Authentic assessments use criterion-referenced grading. This means that students demonstrate their learning to criteria and are graded according to the degree that requirements of a task are met. At RMIT, rubrics are used to define the scoring scale and appropriate levels of performance for the criteria of each assessment task. A well-written rubric will communicate clear expectations, ensure consistent and objective evaluation of tasks, and provide some feedback to students. 

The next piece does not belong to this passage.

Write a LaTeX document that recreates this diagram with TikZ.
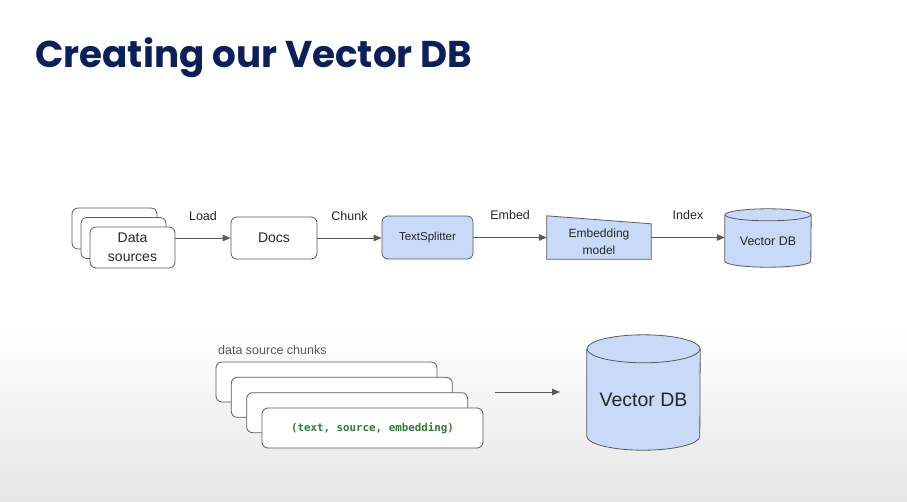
\documentclass[tikz,border=0pt]{standalone}
\usepackage{fontspec}
\setmainfont{Liberation Sans}
\newfontfamily\titlefont{Poppins}
\newfontfamily\codefont{DejaVu Sans Mono}
\usetikzlibrary{arrows.meta,backgrounds}

\definecolor{titlenavy}{HTML}{0B1F5C}
\definecolor{edgegray}{HTML}{5A5A5A}
\definecolor{dbblue}{HTML}{C9DAF8}
\definecolor{codegreen}{HTML}{2E7D32}
\definecolor{textgray}{HTML}{262626}

\tikzset{
  rbox/.style={draw=edgegray, line width=0.8pt, rounded corners=6pt, fill=white,
    inner sep=0pt, align=center, text=textgray},
  flow/.style={draw=edgegray, line width=0.8pt, -{Triangle[length=8pt,width=6.5pt]}},
  steplabel/.style={midway, anchor=base, yshift=18pt, text=textgray,
    font=\fontsize{12.5}{15}\selectfont},
}

\begin{document}
\begin{tikzpicture}[x=1pt,y=1pt]
	\useasboundingbox (0,0) rectangle (907,-501);
	
	% title
	\node[anchor=base west, inner sep=0pt, text=titlenavy,
	font=\titlefont\bfseries\fontsize{37.3}{42}\selectfont] (title) at (35,-67) {Creating our Vector DB};
	
	%--- top row: load -> chunk -> embed -> index ---
	\foreach \i/\dx/\dy in {1/0/0, 2/9/9.5}{
		\node[rbox, minimum width=85pt, minimum height=41pt] (ds\i) at (114.5+\dx,-228.5-\dy) {};
	}
	\node[rbox, minimum width=85pt, minimum height=41pt, font=\fontsize{14}{19}\selectfont] (ds3) at (132.5,-247.5) {Data\\sources};
	\node[rbox, minimum width=86pt, minimum height=42pt, font=\fontsize{14}{17}\selectfont] (docs) at (274,-238) {Docs};
	\node[rbox, fill=dbblue, minimum width=91pt, minimum height=43pt, font=\fontsize{11.5}{14}\selectfont] (split) at (427.5,-237.5) {TextSplitter};
	\node[inner sep=0pt, minimum width=104pt, minimum height=35pt, align=center, text=textgray,
	font=\fontsize{12}{17}\selectfont] (embed) at (599,-241.5) {Embedding\\model};
	\node[inner sep=0pt, minimum width=86pt, minimum height=52pt, text=textgray,
	font=\fontsize{12.5}{15}\selectfont] (vdb) at (768,-241) {Vector DB};
	
	% connectors with step names
	\draw[flow] (ds3.east |- docs.west) -- node[steplabel] {Load} (docs.west);
	\draw[flow] (docs.east) -- node[steplabel] {Chunk} (docs.east -| split.west);
	\draw[flow] (split.east) -- node[steplabel] {Embed} (split.east -| embed.west);
	\draw[flow] (embed.east |- split.east) -- node[steplabel] {Index} (split.east -| vdb.west);
	
	%--- bottom row: chunks into the store ---
	\node[anchor=base west, inner sep=0pt, text=black!65, font=\fontsize{12.5}{15}\selectfont] (chunkcap) at (218,-354) {data source chunks};
	\foreach \i in {1,2,3}{
		\node[rbox, minimum width=221pt, minimum height=40pt] (chunk\i) at ({326.5+15.33*(\i-1)},{-382-15.33*(\i-1)}) {};
	}
	\node[rbox, minimum width=221pt, minimum height=40pt, text=codegreen,
	font=\codefont\bfseries\fontsize{10.8}{13}\selectfont] (chunk4) at (372.5,-428) {(text, source, embedding)};
	\node[inner sep=0pt, minimum width=113pt, minimum height=101pt, text=textgray,
	font=\fontsize{19.5}{23}\selectfont] (bigdb) at (643.5,-399.5) {Vector DB};
	
	\coordinate (tail) at (495,-392);
	\coordinate (head) at (560,-392);
	\draw[flow] (tail) -- (head);
	
	%--- shapes behind the texts ---
	\begin{scope}[on background layer]
		\fill[white] (0,0) rectangle (907,-501);
		\shade[top color=white, bottom color=gray!20] (0,-330) rectangle (907,-501);
		% embedding model (slanted top)
		\filldraw[fill=dbblue, draw=edgegray, line width=0.8pt]
		([yshift=8pt]embed.north west) -- (embed.north east) -- (embed.south east) -- (embed.south west) -- cycle;
		% cylinders
		\foreach \db/\rx/\ry in {vdb/43/6, bigdb/56.5/14}{
			\filldraw[fill=dbblue, draw=edgegray, line width=0.8pt]
			(\db.north west) -- ([yshift=\ry pt]\db.south west)
			arc[start angle=180, end angle=360, x radius=\rx pt, y radius=\ry pt]
			-- (\db.north east);
			\filldraw[fill=dbblue, draw=edgegray, line width=0.8pt]
			(\db.north) ellipse[x radius=\rx pt, y radius=\ry pt];
		}
	\end{scope}
	
\end{tikzpicture}
\end{document}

Some practical tips for designing rubrics: 

Select relevant assessment criteria 

  • Focus on assessing the relevant course learning outcomes 
  • Keep generic marks for presentation, referencing, spelling and grammar etc. to a minimum 
  • Avoid holistic rubrics or criteria descriptors that have multiple components as they are confusing 

Select appropriate weightings for criteria 

  • Think about the relative importance of each criterion and weight it accordingly 
  • Use the HE grading scheme at all times 
  • Stick to round numbers as much as possible for ease of calculation and marking 
  • For assessments <50% of total grade, make total rubric points out of 100 to allow for an adequate marking range for each criterion. If components are less than 5 points, the ranges in each level are too small and will be decimalised 

Write the ideal HD level for criteria 

  • What are the characteristics of the ideal assessment?  
  • What should the ideal assessment include? 
  • Think about utilising the following characteristics: 
  • Detail 
  • Accuracy 
  • Depth of analysis / insight 
  • Clarity 
  • Structure 
  • Engagement 
  • Skill 

Differentiate between the other levels in criteria 

  • Make descriptors measurable and quantitative where possible 
  • Avoid only using changes in qualitative language to reduce ambiguity 

Contact the DSC.LT@rmit.edu.au email for support from the LT Team to develop rubrics. 

Career Development Learning (CDL)

CDL refers to learning and assessment activities that focus on preparing students for the lifelong process of managing their careers. One way of effectively embedding CDL into curriculum is by attaching CDL skills and knowledge to assessment tasks.

You can find a range of flexible CDL assessment tasks here to tailor and use in your courses. The tasks align with the early (Explore), mid (Experience) and late (Engage) phases of program study. They also include explicit CDL Learning Outcomes and Authentic Assessment criteria and a tailorable rubric.

Other resources to explore:

RMIT CDL website:

https://www.rmit.edu.au/staff/teaching-supporting-students/student-employability/career-development-learning

Tailorable CDL assessments:

https://www.rmit.edu.au/staff/teaching-supporting-students/student-employability/career-development-learning/tailorable-cdl-assessments

Work Integrated Learning (WIL)

WIL is a formal component of a program that is designed to enable students to learn, apply and demonstrate their formal learning with professional practice. Reflection is a widely recognised approach for authentically assessing WIL.

Most industries and professions encourage critical reflection in the workplace, as a tool for problem-solving, professional development, self-appraisal and performance management. Teaching this authentic skill helps prepare students to be career-ready for life and work. Reflective activities can be developed into valid and reliable, authentic assessment pieces, especially where reflection mirrors the professional development process that occurs in the workplace.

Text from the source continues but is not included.